Could it be that this burning of images associated with others has its roots in the annual ritual burning of an effigy of Lundy, the "traitor" of the Siege of Derry?
And what of the damage to the environment? If I burned rubber tires in my backyard I would quite rightly be prosecuted. That doesn’t happen if such burning is associated with the Orange Order.
While a global movement has emerged everywhere to raise concerns about climate warming and damage to the environment, in this place thousands of burning piles of rubber tires poison the air every July.
Why are laws governing these matters not enforced? Or laws dealing with incitement to hatred? Surely no decent Orange member wants to be associated with such behavior.
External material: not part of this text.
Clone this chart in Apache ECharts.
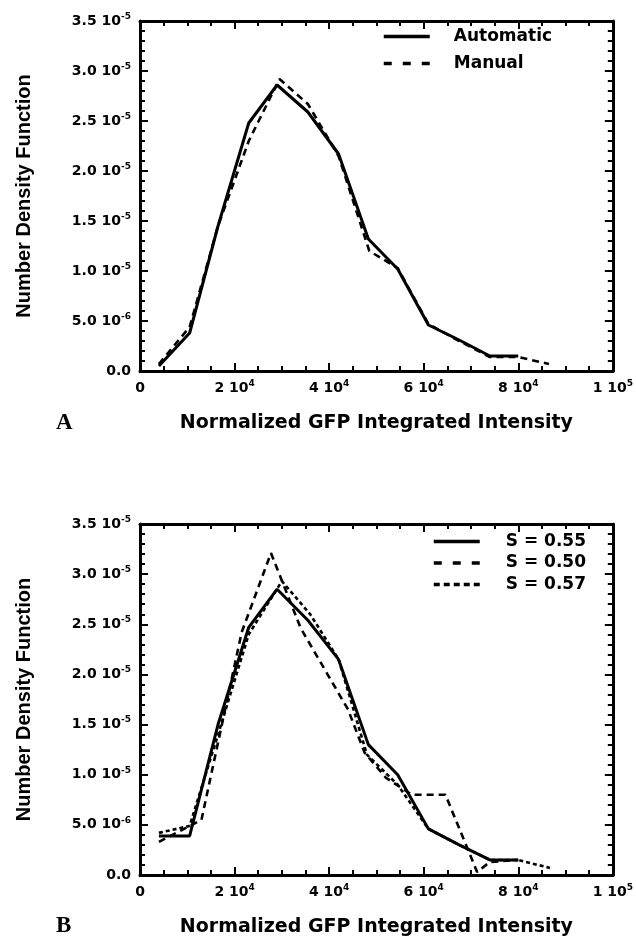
<!DOCTYPE html>
<html><head><meta charset="utf-8">
<script src="https://cdn.jsdelivr.net/npm/echarts@6/dist/echarts.min.js"></script>
<style>html,body{margin:0;padding:0;background:#fff}#c{width:636px;height:939px}</style>
</head><body><div id="c"></div>
<script>
// ---- data ----
const xTickValues = [0, 20000, 40000, 60000, 80000, 100000];
const xTickMantissa = ['0', '2', '4', '6', '8', '1'];
const xTickExp = ['', '4', '4', '4', '4', '5'];
const yTickValues = [0, 5e-6, 1e-5, 1.5e-5, 2e-5, 2.5e-5, 3e-5, 3.5e-5];
const yTickMantissa = ['0.0', '5.0', '1.0', '1.5', '2.0', '2.5', '3.0', '3.5'];
const yTickExp = ['', '-6', '-5', '-5', '-5', '-5', '-5', '-5'];

// Panel A
const xAutomatic = [4000, 10500, 16500, 23000, 29000, 35500, 42000, 48300, 54500, 61000, 67500, 74000, 80000];
const yAutomatic = [0.05e-5, 0.38e-5, 1.45e-5, 2.48e-5, 2.86e-5, 2.59e-5, 2.17e-5, 1.32e-5, 1.02e-5, 0.46e-5, 0.31e-5, 0.15e-5, 0.15e-5];
const xManual = [4000, 10500, 16500, 23000, 29500, 35500, 42000, 48500, 54500, 61000, 67500, 74000, 80000, 86500];
const yManual = [0.07e-5, 0.44e-5, 1.45e-5, 2.30e-5, 2.92e-5, 2.67e-5, 2.15e-5, 1.20e-5, 1.03e-5, 0.47e-5, 0.30e-5, 0.14e-5, 0.14e-5, 0.07e-5];

// Panel B
const xS055 = [4000, 10500, 16500, 23000, 29000, 35500, 42000, 48300, 54500, 61000, 67500, 74000, 80000];
const yS055 = [0.39e-5, 0.39e-5, 1.50e-5, 2.47e-5, 2.85e-5, 2.54e-5, 2.15e-5, 1.30e-5, 1.00e-5, 0.46e-5, 0.30e-5, 0.15e-5, 0.15e-5];
const xS050 = [4000, 13000, 21500, 27700, 34000, 44000, 47500, 52000, 57500, 64600, 71300, 74000, 80000];
const yS050 = [0.33e-5, 0.55e-5, 2.42e-5, 3.21e-5, 2.46e-5, 1.65e-5, 1.22e-5, 0.97e-5, 0.80e-5, 0.80e-5, 0.03e-5, 0.13e-5, 0.15e-5];
const xS057 = [4000, 10500, 16500, 23000, 30000, 36000, 42000, 48000, 54500, 61000, 67500, 74000, 80000, 86700];
const yS057 = [0.42e-5, 0.49e-5, 1.40e-5, 2.40e-5, 2.93e-5, 2.60e-5, 2.15e-5, 1.20e-5, 0.90e-5, 0.46e-5, 0.30e-5, 0.15e-5, 0.15e-5, 0.07e-5];

const namesA = ['Automatic', 'Manual'];
const namesB = ['S = 0.55', 'S = 0.50', 'S = 0.57'];

// ---- helpers ----
function pairs(xs, ys) { return xs.map((x, i) => [x, ys[i]]); }
function findIdx(vals, v) {
  for (let i = 0; i < vals.length; i++) if (Math.abs(vals[i] - v) <= Math.abs(vals[i]) * 1e-6 + 1e-12) return i;
  return -1;
}
function xFmt(v) {
  const i = findIdx(xTickValues, v); if (i < 0) return '';
  return xTickExp[i] ? '{m|' + xTickMantissa[i] + ' 10}{s|' + xTickExp[i] + '}' : '{m|' + xTickMantissa[i] + '}';
}
function yFmt(v) {
  const i = findIdx(yTickValues, v); if (i < 0) return '';
  return yTickExp[i] ? '{m|' + yTickMantissa[i] + ' 10}{s|' + yTickExp[i] + '}' : '{m|' + yTickMantissa[i] + '}';
}
const LBL = 'DejaVu Sans';
const rich = {
  m: { fontFamily: LBL, fontWeight: 'bold', fontSize: 14, color: '#000', lineHeight: 16 },
  s: { fontFamily: LBL, fontWeight: 'bold', fontSize: 9, color: '#000', lineHeight: 16, padding: [0, 0, 8, 0], verticalAlign: 'bottom' }
};
const axisLine = { show: true, onZero: false, lineStyle: { color: '#000', width: 3 } };
const axisTick = { show: true, inside: true, length: 8, lineStyle: { color: '#000', width: 2 } };
const minorTick = (n) => ({ show: true, splitNumber: n, length: 5, lineStyle: { color: '#000', width: 2 } });

function xAxes(gi) {
  return [
    { type: 'value', gridIndex: gi, min: 0, max: 100000, interval: 20000, position: 'bottom',
      axisLine, axisTick, minorTick: minorTick(4), splitLine: { show: false },
      axisLabel: { margin: 9, formatter: xFmt, rich },
      name: 'Normalized GFP Integrated Intensity', nameLocation: 'middle', nameGap: 43,
      nameTextStyle: { fontFamily: LBL, fontWeight: 'bold', fontSize: 19, color: '#000', verticalAlign: 'top' } },
    { type: 'value', gridIndex: gi, min: 0, max: 100000, interval: 20000, position: 'top',
      axisLine, axisTick, minorTick: minorTick(4), splitLine: { show: false }, axisLabel: { show: false } }
  ];
}
function yAxes(gi) {
  return [
    { type: 'value', gridIndex: gi, min: 0, max: 3.5e-5, interval: 5e-6, position: 'left',
      axisLine, axisTick, minorTick: minorTick(5), splitLine: { show: false },
      axisLabel: { margin: 9, formatter: yFmt, rich },
      name: 'Number Density Function', nameLocation: 'middle', nameGap: 106, nameRotate: 90,
      nameTextStyle: { fontFamily: 'Liberation Sans', fontWeight: 'bold', fontSize: 20, color: '#000' } },
    { type: 'value', gridIndex: gi, min: 0, max: 3.5e-5, interval: 5e-6, position: 'right',
      axisLine, axisTick, minorTick: minorTick(5), splitLine: { show: false }, axisLabel: { show: false } }
  ];
}
function line(name, data, xi, yi, type) {
  return { name, type: 'line', data, xAxisIndex: xi, yAxisIndex: yi, symbol: 'none', showSymbol: false,
    lineStyle: { color: '#000', width: type === 'solid' ? 3 : 2.6, type, cap: 'butt' }, itemStyle: { color: '#000' } };
}
const legendText = (pad) => ({ fontFamily: LBL, fontWeight: 'bold', fontSize: 17, color: '#000', padding: [0, 0, 0, pad] });
const legendItem = { color: 'transparent', borderWidth: 0, opacity: 0 };
const legendLine = (type) => ({ color: '#000', width: 3.5, type, cap: 'butt' });

const option = {
  backgroundColor: '#fff',
  animation: false,
  grid: [
    { left: 140, top: 21, width: 476, height: 350 },
    { left: 140, top: 524, width: 476, height: 351 }
  ],
  xAxis: [...xAxes(0), ...xAxes(1)],
  yAxis: [...yAxes(0), ...yAxes(1)],
  legend: [
    { data: [
        { name: namesA[0], lineStyle: legendLine('solid') },
        { name: namesA[1], lineStyle: legendLine([8, 11]) }
      ],
      orient: 'vertical', left: 377, top: 23, itemWidth: 46, itemHeight: 14, itemGap: 10,
      itemStyle: legendItem, lineStyle: { width: 3.5 }, textStyle: legendText(19) },
    { data: [
        { name: namesB[0], lineStyle: legendLine('solid') },
        { name: namesB[1], lineStyle: legendLine([8, 11]) },
        { name: namesB[2], lineStyle: legendLine([6, 4]) }
      ],
      orient: 'vertical', left: 427, top: 528, itemWidth: 46, itemHeight: 14, itemGap: 4.5,
      itemStyle: legendItem, lineStyle: { width: 3.5 }, textStyle: legendText(21) }
  ],
  series: [
    line(namesA[0], pairs(xAutomatic, yAutomatic), 0, 0, 'solid'),
    line(namesA[1], pairs(xManual, yManual), 0, 0, [7, 5]),
    line(namesB[0], pairs(xS055, yS055), 2, 2, 'solid'),
    line(namesB[1], pairs(xS050, yS050), 2, 2, [7, 5]),
    line(namesB[2], pairs(xS057, yS057), 2, 2, [4, 3])
  ],
  graphic: [
    { type: 'text', left: 56, top: 412, style: { text: 'A', fontFamily: 'Liberation Serif', fontWeight: 'bold', fontSize: 23, fill: '#000' } },
    { type: 'text', left: 56, top: 915, style: { text: 'B', fontFamily: 'Liberation Serif', fontWeight: 'bold', fontSize: 23, fill: '#000' } }
  ]
};
const chart = echarts.init(document.getElementById('c'), null, { renderer: 'canvas' });
chart.setOption(option);
</script></body></html>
Surely Orange leaders have an obligation to make this clear.
This column upholds the right of the Loyal Orders to march and to celebrate the Orange tradition. That tradition is part of what we are and when the Union is ended there will continue to be Orange events and the Orange will have the right to celebrate its traditions in the new Ireland.
But the Orange clearly has a lot to do to make its behavior more acceptable. And it doesn't have to wait until the new Ireland to do this. In fairness, there have been very worthy efforts to ease tensions. They continue to this day.
Every July, community representatives in Belfast liaise in flashpoint areas to ensure that calm is maintained. While the rest of us are asleep in our beds sensible loyalists and republicans keep the peace. Dialogue is central to this.
Many years ago, Derry led the way when talks between The Bogside Residents and The Loyal Orders put in place arrangements which facilitated the conduct of Orange parades in that fine city. Now the marching season in Derry is generally peaceful. The irony these days is that recent street disturbances there - and they were limited and unpopular - come from a different source. The death of Lyra McKee in 2019 at the hands of so-called dissidents is a tragic example of the stupidity of those involved.
So, there is a lot still to do to make our society more tolerant and fair. Those of us who rail against the unacceptable aspects of Orangeism need to be avowedly anti-sectarian. We don’t have to like The Twelfth. But we can, and do, put up with it. The Orange parade in Rossnowlagh in Donegal is held up as a good example of a peaceful, non-contentious acceptable Orange event. Years ago, a Donegal Orangeman interviewed on why this was so while there was chaos on this side of the border replied: "Because we don’t threaten anyone in Rossnowlagh."
There is learning for all of us in that. May all our Twelfths be like Rossnowlagh.